From Steve Loughran <ste...@apache.org>
Subject Re: Hadoop on windows with bat and ant scripts
Date Tue, 14 Jun 2011 10:59:11 GMT
On 13/06/11 15:27, Bible, Landy wrote:
> On 06/13/2011 07:52 AM, Loughran, Steve wrote:
>>> On 06/10/2011 03:23 PM, Bible, Landy wrote:
>>> I'm currently running HDFS on Windows 7 desktops.  I had to create a hadoop.bat
that provided the same functionality of the shell scripts, and some Java Service Wrapper configs
to run the DataNodes and NameNode as windows services.  Once I get my system more functional
I plan to do a write up about how I did it, but it wasn't too difficult.  I'd also like to
see Hadoop become less platform dependent.
>> why?
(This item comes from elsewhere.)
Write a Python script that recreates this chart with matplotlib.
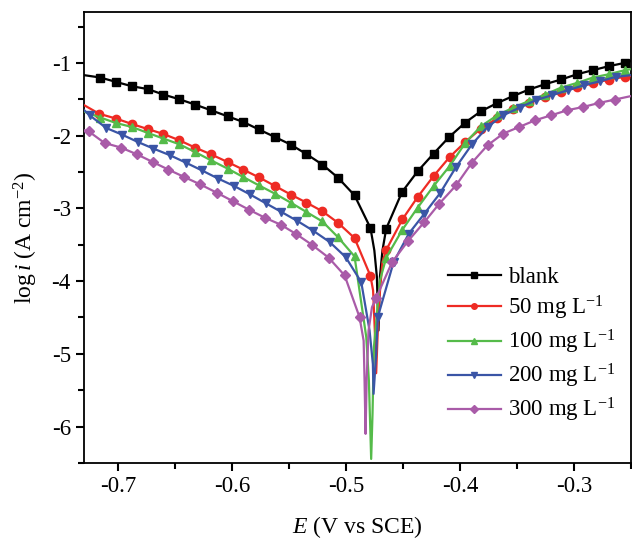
import numpy as np
import matplotlib
matplotlib.use("Agg")
import matplotlib.pyplot as plt
from matplotlib.ticker import MultipleLocator

plt.rcParams['font.family'] = ['Liberation Serif', 'DejaVu Serif']
plt.rcParams['mathtext.fontset'] = 'custom'
plt.rcParams['mathtext.rm'] = 'Liberation Serif'
plt.rcParams['mathtext.it'] = 'Liberation Serif:italic'

labels = ['blank', r'50 mg L$^{-1}$', r'100 mg L$^{-1}$', r'200 mg L$^{-1}$', r'300 mg L$^{-1}$']
colors = ['#000000', '#ee2b24', '#55bb4a', '#3a55a6', '#a95ba8']
markers = ['s', 'o', '^', 'v', 'D']

# ---- blank ----
blank_E = [-0.7158, -0.7020, -0.6880, -0.6740, -0.6604, -0.6463, -0.6326, -0.6186, -0.6040,
           -0.5903, -0.5766, -0.5626, -0.5486, -0.5348, -0.5208, -0.5072, -0.4926, -0.4786,
           -0.4648, -0.4509, -0.4372, -0.4232, -0.4095, -0.3954, -0.3817, -0.3672, -0.3532,
           -0.3394, -0.3254, -0.3112, -0.2972, -0.2834, -0.2694, -0.2554]
blank_logi = [-1.201, -1.261, -1.321, -1.360, -1.435, -1.500, -1.573, -1.651, -1.734,
              -1.812, -1.915, -2.018, -2.123, -2.254, -2.398, -2.577, -2.821, -3.271,
              -3.279, -2.775, -2.490, -2.247, -2.018, -1.820, -1.665, -1.551, -1.454,
              -1.366, -1.293, -1.228, -1.156, -1.100, -1.045, -1.000]
blank_line_E = [-0.7298, -0.4752, -0.4730, -0.4716, -0.4703, -0.4681, -0.2505]
blank_line_logi = [-1.169, -3.58, -3.94, -4.68, -3.94, -3.58, -0.977]

# ---- 50 mg/L ----
c50_E = [-0.7166, -0.7020, -0.6880, -0.6740, -0.6604, -0.6463, -0.6326, -0.6186, -0.6040,
         -0.5903, -0.5766, -0.5626, -0.5486, -0.5348, -0.5208, -0.5072, -0.4926, -0.4786,
         -0.4650, -0.4506, -0.4372, -0.4232, -0.4091, -0.3954, -0.3817, -0.3672, -0.3532,
         -0.3394, -0.3254, -0.3112, -0.2972, -0.2834, -0.2694, -0.2554]
c50_logi = [-1.700, -1.765, -1.840, -1.910, -1.977, -2.064, -2.164, -2.257, -2.363,
            -2.467, -2.573, -2.690, -2.810, -2.921, -3.040, -3.197, -3.408, -3.930,
            -3.578, -3.151, -2.844, -2.555, -2.294, -2.087, -1.903, -1.760, -1.640,
            -1.545, -1.470, -1.400, -1.335, -1.280, -1.230, -1.190]
c50_line_E = [-0.7298, -0.4763, -0.4748, -0.4736, -0.4722, -0.4707, -0.4681, -0.2505]
c50_line_logi = [-1.582, -4.13, -4.68, -5.266, -4.68, -4.22, -3.74, -1.180]

# ---- 100 mg/L ----
c100_E = [-0.7158, -0.7020, -0.6880, -0.6740, -0.6604, -0.6463, -0.6326, -0.6186, -0.6040,
          -0.5903, -0.5766, -0.5626, -0.5486, -0.5348, -0.5208, -0.5072, -0.4926,
          -0.4648, -0.4506, -0.4372, -0.4232, -0.4091, -0.3954, -0.3817, -0.3672, -0.3532,
          -0.3394, -0.3254, -0.3112, -0.2972, -0.2834, -0.2694, -0.2554]
c100_logi = [-1.751, -1.826, -1.881, -1.963, -2.040, -2.119, -2.225, -2.339, -2.453,
             -2.569, -2.683, -2.797, -2.921, -3.050, -3.180, -3.395, -3.660,
             -3.678, -3.293, -2.990, -2.693, -2.418, -2.101, -1.871, -1.720, -1.614,
             -1.523, -1.435, -1.339, -1.275, -1.201, -1.156, -1.100]
c100_line_E = [-0.7298, -0.4823, -0.4800, -0.4780, -0.4768, -0.4756, -0.4703, -0.2505]
c100_line_logi = [-1.670, -4.77, -5.37, -6.445, -5.82, -4.91, -3.99, -1.087]

# ---- 200 mg/L ----
c200_E = [-0.7251, -0.7105, -0.6968, -0.6828, -0.6691, -0.6545, -0.6407, -0.6267, -0.6122,
          -0.5982, -0.5845, -0.5705, -0.5567, -0.5427, -0.5291, -0.5144, -0.5004, -0.4867,
          -0.4722, -0.4584, -0.4450, -0.4313, -0.4176, -0.4035, -0.3895, -0.3759, -0.3621,
          -0.3475, -0.3335, -0.3195, -0.3053, -0.2913, -0.2772, -0.2635]
c200_logi = [-1.720, -1.895, -1.985, -2.087, -2.178, -2.270, -2.371, -2.477, -2.591,
             -2.693, -2.807, -2.930, -3.050, -3.174, -3.305, -3.463, -3.670, -4.014,
             -4.496, -3.743, -3.348, -3.073, -2.793, -2.431, -2.119, -1.881, -1.720,
             -1.614, -1.513, -1.445, -1.376, -1.307, -1.252, -1.193]
c200_line_E = [-0.7298, -0.4794, -0.4765, -0.4759, -0.4736, -0.2505]
c200_line_logi = [-1.651, -4.68, -5.14, -5.550, -5.00, -1.169]

# ---- 300 mg/L ----
c300_E = [-0.7260, -0.7120, -0.6976, -0.6836, -0.6696, -0.6560, -0.6420, -0.6282, -0.6136,
          -0.5996, -0.5853, -0.5713, -0.5573, -0.5436, -0.5296, -0.5153, -0.5013, -0.4882,
          -0.4736, -0.4596, -0.4459, -0.4313, -0.4182, -0.4035, -0.3895, -0.3759, -0.3621,
          -0.3481, -0.3341, -0.3199, -0.3059, -0.2919, -0.2781, -0.2641]
c300_logi = [-1.940, -2.101, -2.164, -2.257, -2.363, -2.467, -2.569, -2.669, -2.784,
             -2.899, -3.018, -3.128, -3.225, -3.355, -3.505, -3.678, -3.922, -4.496,
             -4.229, -3.739, -3.454, -3.188, -2.935, -2.683, -2.371, -2.133, -1.972,
             -1.881, -1.789, -1.720, -1.651, -1.606, -1.551, -1.504]
c300_line_E = [-0.7298, -0.4846, -0.4838, -0.4829, -0.4820, -0.4803, -0.4773, -0.2505]
c300_line_logi = [-1.926, -4.82, -5.37, -6.100, -5.37, -4.68, -4.36, -1.458]

series = [
    (blank_E, blank_logi, blank_line_E, blank_line_logi),
    (c50_E, c50_logi, c50_line_E, c50_line_logi),
    (c100_E, c100_logi, c100_line_E, c100_line_logi),
    (c200_E, c200_logi, c200_line_E, c200_line_logi),
    (c300_E, c300_logi, c300_line_E, c300_line_logi),
]

fig = plt.figure(figsize=(6.32, 5.44), dpi=100)
ax = fig.add_axes([0.1329, 0.149, 0.8655, 0.829])

for (mE, mL, lE, lL), lab, col, mk in zip(series, labels, colors, markers):
    E = np.array(list(mE) + list(lE))
    L = np.array(list(mL) + list(lL))
    is_mark = np.array([True] * len(mE) + [False] * len(lE))
    order = np.argsort(E, kind='stable')
    E, L, is_mark = E[order], L[order], is_mark[order]
    ax.plot(E, L, color=col, lw=1.6, marker=mk,
            markersize=6 if mk != 'D' else 5, markevery=list(np.where(is_mark)[0]),
            label=lab, zorder=3)

ax.set_xlim(-0.73, -0.25)
ax.set_ylim(-6.5, -0.3)
ax.xaxis.set_minor_locator(MultipleLocator(0.05))
ax.yaxis.set_minor_locator(MultipleLocator(0.5))
ax.set_xticks([-0.7, -0.6, -0.5, -0.4, -0.3])
ax.set_xticklabels(['-0.7', '-0.6', '-0.5', '-0.4', '-0.3'])
ax.set_yticks([-6, -5, -4, -3, -2, -1])
ax.set_yticklabels(['-6', '-5', '-4', '-3', '-2', '-1'])
ax.tick_params(which='both', direction='out', top=False, right=False, width=1.5,
               labelsize=16.5)
ax.tick_params(which='major', length=6)
ax.tick_params(which='minor', length=4)
for s in ax.spines.values():
    s.set_linewidth(1.3)

ax.set_xlabel(r'$\mathit{E}$ (V vs SCE)', fontsize=17, labelpad=12)
ax.set_ylabel(r'log$\,\mathit{i}$ (A cm$^{-2}$)', fontsize=17, labelpad=8)

leg = ax.legend(loc='lower right', bbox_to_anchor=(1.0, 0.05), frameon=False,
                fontsize=16.5, handlelength=2.3, handletextpad=0.3, labelspacing=0.26,
                borderaxespad=0.3)
for h in leg.legend_handles:
    h.set_markersize(4)

fig.savefig('out.png', dpi=100)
Do you plan to bring up a real Windows server datacenter to test it on?
> Not a datacenter, but a large-ish cluster of desktops, yes.
>> Whether you like it or not, all the big Hadoop clusters run on Linux
> I realize that, I use Linux wherever possible, much to the annoyance of my Windows only
co-workers. However, for my current project, I'm using all the Windows 7 and Vista desktops
at my site as a storage cluster.   The first idea was to run Hadoop on Linux in a VM in the
background on each desktop, but that seemed like overkill.  The point here is to use the resources
we have but aren't using, rather than buy new resources.  Academia is funny like that.
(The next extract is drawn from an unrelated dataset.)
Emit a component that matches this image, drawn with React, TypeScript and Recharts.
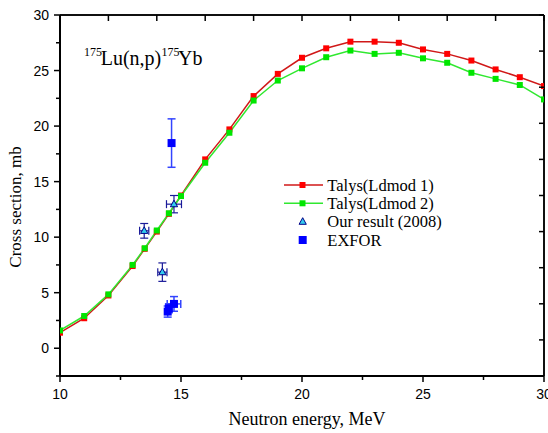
import React from 'react';
import { ComposedChart, Line, Scatter, XAxis, YAxis, ErrorBar, Legend, ReferenceLine } from 'recharts';

// Neutron energies (MeV) for TALYS curves
const energies = [10, 11, 12, 13, 13.5, 14, 14.5, 15, 16, 17, 18, 19, 20, 21, 22, 23, 24, 25, 26, 27, 28, 29, 30];
const talys1 = [1.4, 2.7, 4.75, 7.4, 8.95, 10.5, 12.1, 13.75, 17.0, 19.7, 22.7, 24.7, 26.15, 27.0, 27.6, 27.6, 27.5, 26.9, 26.5, 25.9, 25.1, 24.4, 23.6];
const talys2 = [1.6, 2.9, 4.85, 7.5, 9.0, 10.6, 12.15, 13.7, 16.7, 19.4, 22.3, 24.1, 25.2, 26.2, 26.8, 26.5, 26.6, 26.1, 25.7, 24.8, 24.25, 23.7, 22.4];

// Our result (2008)
const ourE = [13.48, 14.23, 14.71];
const ourXS = [10.57, 6.85, 12.97];
const ourEErr = [0.19, 0.19, 0.31];
const ourXSErr = [0.66, 0.83, 0.78];

// EXFOR
const exforE = [14.61, 14.71, 14.5, 14.45];
const exforXS = [18.47, 3.99, 3.6, 3.3];
const exforEErr = [0, 0.28, 0, 0];
const exforXSErr = [2.18, 0.66, 0.4, 0.5];

// Ticks
const xTicks = [10, 12.5, 15, 17.5, 20, 22.5, 25, 27.5, 30];
const yTicks = [-2.5, 0, 2.5, 5, 7.5, 10, 12.5, 15, 17.5, 20, 22.5, 25, 27.5, 30];
const topTicks = [10, 12, 14, 16, 18, 20, 22, 24, 26, 28, 30];
const rightTicks = [-2.5, 0.75, 4, 7.25, 10.5, 13.75, 17, 20.25, 23.5, 26.75, 30];

const RED_LINE = '#d01818';
const RED_MARK = '#ff0000';
const GREEN_LINE = '#30e830';
const GREEN_MARK = '#00e600';
const BLUE = '#0000ff';
const TRI_FILL = '#33ccee';
const TRI_STROKE = '#000088';

const redData = energies.map((e, i) => ({ e, v: talys1[i] }));
const greenData = energies.map((e, i) => ({ e, v: talys2[i] }));
const ourData = ourE.map((e, i) => ({ e, v: ourXS[i], ex: ourEErr[i], ey: ourXSErr[i] }));
const exforData = exforE.map((e, i) => ({ e, v: exforXS[i], ex: exforEErr[i], ey: exforXSErr[i] }));

const SANS = '"Liberation Sans", Arial, sans-serif';
const SERIF = '"Liberation Serif", "Times New Roman", serif';

const isMajor = (v: number) => Math.abs(v / 5 - Math.round(v / 5)) < 1e-6;

const BottomTick = (p: any) => {
  const v = p.payload.value;
  const maj = isMajor(v);
  return (
    <g>
      <line x1={p.x} x2={p.x} y1={p.y} y2={p.y + (maj ? 6 : 4)} stroke="#000" strokeWidth={1.5} />
      {maj && (
        <text x={p.x} y={p.y + 23} textAnchor="middle" fontFamily={SANS} fontSize={14} fill="#000">
          {v}
        </text>
      )}
    </g>
  );
};

const LeftTick = (p: any) => {
  const v = p.payload.value;
  const maj = isMajor(v);
  return (
    <g>
      <line x1={p.x} x2={p.x - (maj ? 6 : 4)} y1={p.y} y2={p.y} stroke="#000" strokeWidth={1.5} />
      {maj && (
        <text x={p.x - 11} y={p.y + 5} textAnchor="end" fontFamily={SANS} fontSize={14} fill="#000">
          {v}
        </text>
      )}
    </g>
  );
};

const TopTick = (p: any) => (
  <line x1={p.x} x2={p.x} y1={p.y} y2={p.y + 6} stroke="#000" strokeWidth={1.5} />
);

const RightTick = (p: any) => (
  <line x1={p.x} x2={p.x - 5} y1={p.y} y2={p.y} stroke="#000" strokeWidth={1.5} />
);

const squareDot = (color: string, size: number) => (p: any) => {
  if (p.cx == null || p.cy == null) return <g key={`n${p.index}`} />;
  return (
    <rect key={`d${p.index}`} x={p.cx - size / 2} y={p.cy - size / 2} width={size} height={size} fill={color} />
  );
};

const triangle = (p: any) => (
  <path
    d={`M${p.cx},${p.cy - 4} L${p.cx + 3.6},${p.cy + 2.6} L${p.cx - 3.6},${p.cy + 2.6} Z`}
    fill={TRI_FILL}
    stroke={TRI_STROKE}
    strokeWidth={1}
  />
);

const exforSquare = (p: any) => (
  <rect x={p.cx - 4} y={p.cy - 4} width={8} height={8} fill={BLUE} />
);

const legendLabels = ['Talys(Ldmod 1)', 'Talys(Ldmod 2)', 'Our result (2008)', 'EXFOR'];

const renderLegend = () => {
  const rows = [9, 27.3, 45.7, 64];
  return (
    <svg width={185} height={76} style={{ display: 'block' }}>
      <line x1={6} x2={45} y1={rows[0]} y2={rows[0]} stroke={RED_LINE} strokeWidth={1.5} />
      <rect x={21.5} y={rows[0] - 3} width={6} height={6} fill={RED_MARK} />
      <line x1={6} x2={45} y1={rows[1]} y2={rows[1]} stroke={GREEN_LINE} strokeWidth={1.5} />
      <rect x={21.5} y={rows[1] - 3} width={6} height={6} fill={GREEN_MARK} />
      <path
        d={`M24.7,${rows[2] - 4} L28.3,${rows[2] + 2.6} L21.1,${rows[2] + 2.6} Z`}
        fill={TRI_FILL}
        stroke={TRI_STROKE}
        strokeWidth={1}
      />
      <rect x={20.7} y={rows[3] - 4} width={8} height={8} fill={BLUE} />
      {legendLabels.map((t, i) => (
        <text key={t} x={49.3} y={rows[i] + 5.5} fontFamily={SERIF} fontSize={16.5} fill="#000">
          {t}
        </text>
      ))}
    </svg>
  );
};

export default function App() {
  return (
    <div style={{ position: 'relative', width: 548, height: 433, overflow: 'hidden' }}>
      <style>{'html,body{margin:0;padding:0;}'}</style>
      <div style={{ position: 'absolute', left: 8, top: 8, width: 540, height: 425 }}>
        <ComposedChart width={540} height={425} margin={{ top: 6, right: 3, bottom: 0, left: 0 }}>
          <XAxis
            type="number"
            dataKey="e"
            domain={[10, 30]}
            ticks={xTicks}
            interval={0}
            allowDataOverflow
            height={57}
            tickSize={0}
            tickMargin={0}
            tickLine={false}
            axisLine={{ stroke: '#000', strokeWidth: 2 }}
            tick={BottomTick}
          />
          <XAxis
            xAxisId="top"
            orientation="top"
            type="number"
            dataKey="e"
            domain={[10, 30]}
            ticks={topTicks}
            interval={0}
            allowDataOverflow
            height={1}
            tickSize={0}
            tickMargin={0}
            tickLine={false}
            axisLine={{ stroke: '#000', strokeWidth: 1.5 }}
            tick={TopTick}
          />
          <YAxis
            type="number"
            dataKey="v"
            domain={[-2.5, 30]}
            ticks={yTicks}
            interval={0}
            allowDataOverflow
            width={52}
            tickSize={0}
            tickMargin={0}
            tickLine={false}
            axisLine={{ stroke: '#000', strokeWidth: 2 }}
            tick={LeftTick}
          />
          <YAxis
            yAxisId="right"
            orientation="right"
            type="number"
            dataKey="v"
            domain={[-2.5, 30]}
            ticks={rightTicks}
            interval={0}
            allowDataOverflow
            width={1}
            tickSize={0}
            tickMargin={0}
            tickLine={false}
            axisLine={{ stroke: '#000', strokeWidth: 1.5 }}
            tick={RightTick}
          />
          <ReferenceLine y={30} stroke="#000" strokeWidth={1.5} ifOverflow="visible" />
          <ReferenceLine x={30} stroke="#000" strokeWidth={1.5} ifOverflow="visible" />
          <Legend
            layout="horizontal"
            align="center"
            verticalAlign="middle"
            content={renderLegend}
            wrapperStyle={{ left: 270, top: 168, width: 185, height: 76 }}
          />
          <Line
            data={redData}
            xAxisId="top"
            yAxisId="right"
            dataKey="v"
            stroke="none"
            dot={false}
            activeDot={false}
            isAnimationActive={false}
            legendType="none"
          />
          <Line
            data={redData}
            dataKey="v"
            name="Talys(Ldmod 1)"
            stroke={RED_LINE}
            strokeWidth={1.5}
            dot={squareDot(RED_MARK, 6)}
            activeDot={false}
            isAnimationActive={false}
            legendType="none"
          />
          <Line
            data={greenData}
            dataKey="v"
            name="Talys(Ldmod 2)"
            stroke={GREEN_LINE}
            strokeWidth={1.5}
            dot={squareDot(GREEN_MARK, 6)}
            activeDot={false}
            isAnimationActive={false}
            legendType="none"
          />
          <Scatter data={exforData} dataKey="v" name="EXFOR" shape={exforSquare} isAnimationActive={false}>
            <ErrorBar dataKey="ey" direction="y" width={4} stroke="#3344ff" strokeWidth={1.5} isAnimationActive={false} />
            <ErrorBar dataKey="ex" direction="x" width={4} stroke="#3344ff" strokeWidth={1.5} isAnimationActive={false} />
          </Scatter>
          <Scatter data={ourData} dataKey="v" name="Our result (2008)" shape={triangle} isAnimationActive={false}>
            <ErrorBar dataKey="ey" direction="y" width={4} stroke="#1a1a99" strokeWidth={1.2} isAnimationActive={false} />
            <ErrorBar dataKey="ex" direction="x" width={4} stroke="#1a1a99" strokeWidth={1.2} isAnimationActive={false} />
          </Scatter>
        </ComposedChart>
        <svg
          width={540}
          height={425}
          style={{ position: 'absolute', left: 0, top: 0, pointerEvents: 'none' }}
        >
          <text fontFamily={SERIF} fill="#000">
            <tspan x={76} y={47.5} fontSize={12}>175</tspan>
            <tspan x={92.7} y={57} fontSize={20}>Lu(n,p)</tspan>
            <tspan x={153.5} y={47.5} fontSize={12}>175</tspan>
            <tspan x={170} y={57} fontSize={20}>Yb</tspan>
          </text>
          <text x={299} y={417} textAnchor="middle" fontFamily={SERIF} fontSize={18} fill="#000">
            Neutron energy, MeV
          </text>
          <text
            x={13}
            y={199}
            textAnchor="middle"
            fontFamily={SERIF}
            fontSize={17}
            fill="#000"
            transform="rotate(-90, 13, 199)"
          >
            Cross section, mb
          </text>
        </svg>
      </div>
    </div>
  );
}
I understand. One trick my local university has done is to buy a set of 
servers with HDDs for their HDFS filestore, but also hook them up to 
their grid scheduler (condor? Torque?) so the existing grid jobs see a 
set of machines for their work, while the Job tracker sees a farm of 
worker nodes with local data. Some more work there on reporting 
busy-state to each job scheduler would be nice, so that the Task 
Trackers would say "busy" when running grid jobs, and vice-versa

>>>    So far, I've been unable to make MapReduce work correctly.  The services run,
but things don't work, however I suspect that this is due to DNS not working correctly in
my environment.
>> yes, that's part of the anywhere you have to fix. Edit the host tables so that DNS
and reverse DNS appears to work. That's c:\windows\system32\drivers\etc\hosts, unless on a
win64 box it moves.
> Why does Hadoop even care about DNS?   Every node checks in with the NameNode and JobTrackers,
so they know where they are, why not just go pure IP based and forget DNS.   Managing the
hosts file is a pain... even when you automate it, it just seems unneeded.

there's been some fixes in 0.21 and 0.22, but still there may be a 
tendency to look things up.


Hadoop doesn't like coming up on multi-homed servers or having separate 
in-cluster and long-haul hostnames. Yes, this all needs fixing. I think 
the reason it hasn't been fixed is that the big datacentres do have well 
configured networks, caching DNS servers in every worker node, etc, and 
all is well. It's the home networks and the less-consistently set up 
ones (mine, and perhaps yours) where the trouble shows up. We get to 
file the bugs and fix the problems.